Reproduce the listing exactly, with no pictures in your copy.
--- begin DATA EXTRACT ---
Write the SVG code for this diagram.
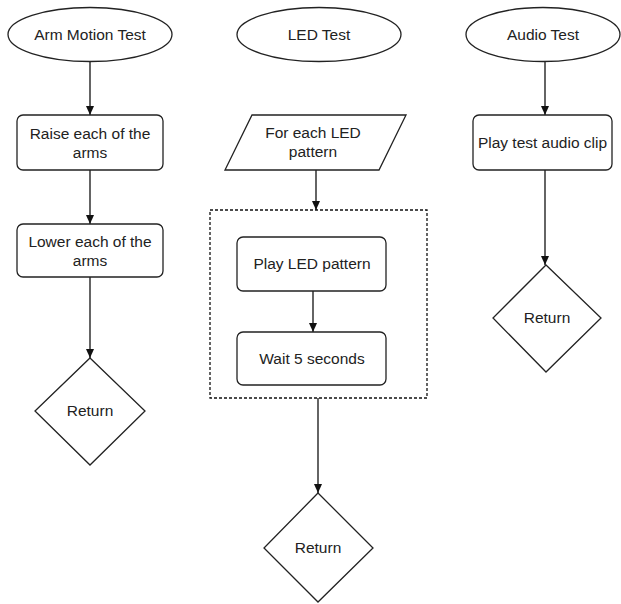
<svg xmlns="http://www.w3.org/2000/svg" width="621" height="604" viewBox="0 0 621 604">
<style>
.s{fill:#fff;stroke:#222;stroke-width:1.3}
.t{font-family:"Liberation Sans",Arial,sans-serif;font-size:15.5px;fill:#222;text-anchor:middle}
.c{fill:none;stroke:#111;stroke-width:1.3}
.d{fill:none;stroke:#111;stroke-width:1.3;stroke-dasharray:3,2}
</style>
<defs>
<marker id="a" markerWidth="10" markerHeight="10" refX="9" refY="5" orient="auto" markerUnits="userSpaceOnUse">
<path d="M0,1 L9,5 L0,9 Z" fill="#111"/>
</marker>
</defs>
<rect width="621" height="604" fill="#fff"/>
<g id="connectors">
<line class="c" x1="90" y1="62" x2="90" y2="115" marker-end="url(#a)"/>
<line class="c" x1="90" y1="170" x2="90" y2="224" marker-end="url(#a)"/>
<line class="c" x1="90" y1="277" x2="90" y2="358" marker-end="url(#a)"/>
<line class="c" x1="316" y1="170" x2="316" y2="210" marker-end="url(#a)"/>
<line class="c" x1="313" y1="291" x2="313" y2="332" marker-end="url(#a)"/>
<line class="c" x1="318" y1="398" x2="318" y2="493" marker-end="url(#a)"/>
<line class="c" x1="545" y1="62" x2="545" y2="115" marker-end="url(#a)"/>
<line class="c" x1="545" y1="170" x2="545" y2="265" marker-end="url(#a)"/>
</g>
<g id="loop">
<rect class="d" x="210" y="210" width="217" height="188"/>
</g>
<g id="arm-start">
<ellipse class="s" cx="90" cy="34.5" rx="82" ry="27"/>
<text class="t" x="90" y="40">Arm Motion Test</text>
</g>
<g id="raise">
<rect class="s" x="17" y="115" width="146" height="55" rx="6"/>
<text class="t" x="90" y="139">Raise each of the</text>
<text class="t" x="90" y="158">arms</text>
</g>
<g id="lower">
<rect class="s" x="17" y="224" width="146" height="53" rx="6"/>
<text class="t" x="90" y="247">Lower each of the</text>
<text class="t" x="90" y="266">arms</text>
</g>
<g id="arm-return">
<path class="s" d="M90,358 L145,411 L90,465 L35,411 Z"/>
<text class="t" x="90" y="416">Return</text>
</g>
<g id="led-start">
<ellipse class="s" cx="319" cy="34.5" rx="82" ry="27"/>
<text class="t" x="319" y="40">LED Test</text>
</g>
<g id="for-each">
<path class="s" d="M252,115 L406,115 L379,170 L225,170 Z"/>
<text class="t" x="313" y="138">For each LED</text>
<text class="t" x="313" y="157">pattern</text>
</g>
<g id="play-led">
<rect class="s" x="237" y="237" width="149" height="54" rx="6"/>
<text class="t" x="312" y="269">Play LED pattern</text>
</g>
<g id="wait">
<rect class="s" x="237" y="332" width="149" height="53" rx="6"/>
<text class="t" x="312" y="364">Wait 5 seconds</text>
</g>
<g id="led-return">
<path class="s" d="M318,493 L373,548 L318,602 L264,548 Z"/>
<text class="t" x="318" y="553">Return</text>
</g>
<g id="audio-start">
<ellipse class="s" cx="543" cy="34.5" rx="77" ry="27"/>
<text class="t" x="543" y="40">Audio Test</text>
</g>
<g id="play-audio">
<rect class="s" x="473" y="115" width="139" height="55" rx="6"/>
<text class="t" x="542.5" y="148">Play test audio clip</text>
</g>
<g id="audio-return">
<path class="s" d="M546,265 L601,318 L546,372 L493,318 Z"/>
<text class="t" x="547" y="323">Return</text>
</g>
</svg>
--- end DATA EXTRACT ---
[EXERCISE OUTPUT]:
Write the SVG code for this diagram.
<svg xmlns="http://www.w3.org/2000/svg" width="621" height="604" viewBox="0 0 621 604">
<style>
.s{fill:#fff;stroke:#222;stroke-width:1.3}
.t{font-family:"Liberation Sans",Arial,sans-serif;font-size:15.5px;fill:#222;text-anchor:middle}
.c{fill:none;stroke:#111;stroke-width:1.3}
.d{fill:none;stroke:#111;stroke-width:1.3;stroke-dasharray:3,2}
</style>
<defs>
<marker id="a" markerWidth="10" markerHeight="10" refX="9" refY="5" orient="auto" markerUnits="userSpaceOnUse">
<path d="M0,1 L9,5 L0,9 Z" fill="#111"/>
</marker>
</defs>
<rect width="621" height="604" fill="#fff"/>
<g id="connectors">
<line class="c" x1="90" y1="62" x2="90" y2="115" marker-end="url(#a)"/>
<line class="c" x1="90" y1="170" x2="90" y2="224" marker-end="url(#a)"/>
<line class="c" x1="90" y1="277" x2="90" y2="358" marker-end="url(#a)"/>
<line class="c" x1="316" y1="170" x2="316" y2="210" marker-end="url(#a)"/>
<line class="c" x1="313" y1="291" x2="313" y2="332" marker-end="url(#a)"/>
<line class="c" x1="318" y1="398" x2="318" y2="493" marker-end="url(#a)"/>
<line class="c" x1="545" y1="62" x2="545" y2="115" marker-end="url(#a)"/>
<line class="c" x1="545" y1="170" x2="545" y2="265" marker-end="url(#a)"/>
</g>
<g id="loop">
<rect class="d" x="210" y="210" width="217" height="188"/>
</g>
<g id="arm-start">
<ellipse class="s" cx="90" cy="34.5" rx="82" ry="27"/>
<text class="t" x="90" y="40">Arm Motion Test</text>
</g>
<g id="raise">
<rect class="s" x="17" y="115" width="146" height="55" rx="6"/>
<text class="t" x="90" y="139">Raise each of the</text>
<text class="t" x="90" y="158">arms</text>
</g>
<g id="lower">
<rect class="s" x="17" y="224" width="146" height="53" rx="6"/>
<text class="t" x="90" y="247">Lower each of the</text>
<text class="t" x="90" y="266">arms</text>
</g>
<g id="arm-return">
<path class="s" d="M90,358 L145,411 L90,465 L35,411 Z"/>
<text class="t" x="90" y="416">Return</text>
</g>
<g id="led-start">
<ellipse class="s" cx="319" cy="34.5" rx="82" ry="27"/>
<text class="t" x="319" y="40">LED Test</text>
</g>
<g id="for-each">
<path class="s" d="M252,115 L406,115 L379,170 L225,170 Z"/>
<text class="t" x="313" y="138">For each LED</text>
<text class="t" x="313" y="157">pattern</text>
</g>
<g id="play-led">
<rect class="s" x="237" y="237" width="149" height="54" rx="6"/>
<text class="t" x="312" y="269">Play LED pattern</text>
</g>
<g id="wait">
<rect class="s" x="237" y="332" width="149" height="53" rx="6"/>
<text class="t" x="312" y="364">Wait 5 seconds</text>
</g>
<g id="led-return">
<path class="s" d="M318,493 L373,548 L318,602 L264,548 Z"/>
<text class="t" x="318" y="553">Return</text>
</g>
<g id="audio-start">
<ellipse class="s" cx="543" cy="34.5" rx="77" ry="27"/>
<text class="t" x="543" y="40">Audio Test</text>
</g>
<g id="play-audio">
<rect class="s" x="473" y="115" width="139" height="55" rx="6"/>
<text class="t" x="542.5" y="148">Play test audio clip</text>
</g>
<g id="audio-return">
<path class="s" d="M546,265 L601,318 L546,372 L493,318 Z"/>
<text class="t" x="547" y="323">Return</text>
</g>
</svg>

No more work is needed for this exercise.